The trend chart above shows a sharp increase in transmission failure and retry counts, indicating a severe performance problem. The next step is to find the source of this congestion. Each wireless access point uses sFlow's packet sampling mechanism to export packet headers, allowing the sFlow analyzer to identify sources of traffic.

(chart created using sFlowTrend)

The chart above shows the top connections and protocols making use of the wireless access point. Looking at the top connections chart, it is clear that the increased load (shown in red) is due to an afpovertcp connection between dchp0 and dhcp6. The traffic associated with this connection is peaking at nearly 30M bits/s, resulting in poor performance. Using the information from the chart to install a rate limit in the wireless access point provides a short term fix, restoring network service.

Further investigation reveals that a laptop is using the wireless network to backup its entire hard drive. A longer term solution uses traffic measurements to develop traffic shaping policies that balance the requirements of different traffic classes. In this case, creating a low priority class for backup traffic helps prevent future quality of service problems.

In this example, sFlow was used to manually identify and manage traffic. However, the real-time, network-wide visibility that sFlow provides makes it possible to automate performance management, ensuring fair access to all network users (see Network edge).

Monday, August 9, 2010

Host sFlow 1.0 Released

(image from Host sFlow)

The Host sFlow project has released an open source agent implementing the sFlow Host Structures specification. The current stable release (version 1.0) supports: Linux, Windows, XenServer and Xen. The project is working to add support for additional platforms, including: AIX, HPUX, OS X, FreeBSD, OpenBSD, NetBSD, VMWare, KVM and Hyper-V.

The Host sFlow agent provides a highly scalable solution for monitoring clusters of servers (see Top servers and Cluster performance). The combination of sFlow in top of rack (ToR) or end of row (EoR) switches and Host sFlow agents installed on servers delivers visibility into the performance of large scale data center workloads (see Hybrid server monitoring).

The combination of Open vSwitch and the Host sFlow agent provide a lightweight, scalable, performance monitoring solution for open source virtualization (Xen, XenServer and KVM) and cloud platforms (OpenStack and Xen Cloud Platform).

The sFlow Host Structures specification has only recently been finalized. When looking for an sFlow analyzer (see Choosing an sFlow analyzer), ask if the vendor supports all optional and extended sFlow fields (including packet headersinterface counters and host structures). If possible, arrange for an evaluation and test the solution in a large scale trial.

Tuesday, August 3, 2010

sFlow Host Structures

The completed sFlow Host Structures specification has been published by, extending the sFlow standard to include physical and virtual server performance metrics. The specification describes a coherent framework that builds on the sFlow metrics exported by most switch vendors, linking network, server and application performance monitoring to provide an integrated picture of performance.

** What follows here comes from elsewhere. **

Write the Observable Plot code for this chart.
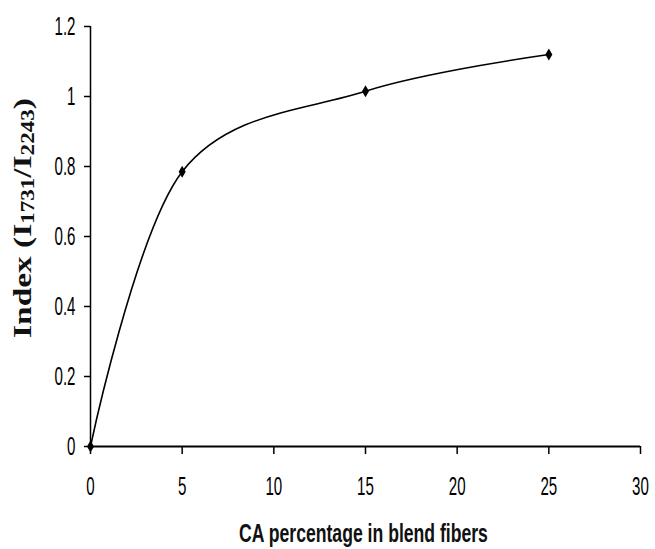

The diagram above shows how the packet header information exported by network devices is used to link network performance with performance metrics collected from servers and applications. The packet header contains MAC addresses corresponding to physical and virtual server network adapter cards as well as TCP/UDP socket information identifying individual application instances. Collecting sFlow data from the network devices provides an sFlow analyzer with a real-time map of the physical and logical relationships between entities on the network (see Packet paths and Application mapping).

A server exporting sFlow performance metrics includes an additional structure containing the MAC addresses associated with each of its network adapters. The inclusion of the MAC addresses provides a common key linking server performance metrics (CPU, Memory, I/O etc.) to network performance measurements (network flows, link utilizations, etc.), providing a complete picture of the server's performance (see Hybrid server monitoring and UUID)

The sFlow Host Structures specification builds on the scalable "counter push" mechanism that is used by network devices to export standard interface counters (see Link utilization). Most operating systems already maintain performance counter to track CPU, memory and I/O performance. The sFlow Host Structures specification leverages work done by the Ganglia project to define a common set of metrics across different operating systems, including: Windows, Linux (Fedora/RedHat/CentOS, Debian, Gentoo, SuSE/OpenSuSE), Solaris, FreeBSD, NetBSD, OpenBSD, DragonflyBSD and AIX. The extension of sFlow to include server performance metrics integrates network and system monitoring to deliver a data center wide view of performance (see Top servers and Cluster performance).

For virtual machine performance metrics, the sFlow Host Structures specification draws on definitions from the libvirt project which has defined a standard set of metrics that can be collected from a wide variety of virtualization platforms, including: Xen, QEMU, KVM, LXC, OpenVZ, User Mode Linux, VirtualBox, VMWare ESX and GSX. Again, the MAC addresses associated with each virtual machine are exported along with its performance metrics so that the virtual machine's performance can be linked to its network activity.

The sFlow Host Structures document also describes the extension of sFlow's sampling mechanism to include application transaction sampling. Examples of application level transactions include: HTTP requests to a web server, NFS/CIFS requests to a file server, memcached requests and operations performed by a Hadoop cluster. An application sFlow agent samples completed transactions, capturing information about each completed request, including: size, duration, type, URL, file name etc. Each application transaction sample is linked to the network through the inclusion of TCP/UDP socket information which can be matched to packet header information from network devices.

What clearly distinguishes sFlow from other monitoring technologies is the integrated, end-to-end, view of performance that it offers. Integration exponentially increases the value of information by making it actionable. For example, identifying that an application is running slowly isn't enough to solve the performance problem. However, if you also know that the server hosting the application is seeing poor disk performance, can link the disk performance to a slow NFS server, can identify the other clients of the NFS server and finally determine that all the request are competing for access to a single file, then you are in a position to take action. It is this ability to link data together, combined with the scalability to monitor every resource in the data center that makes sFlow revolutionary.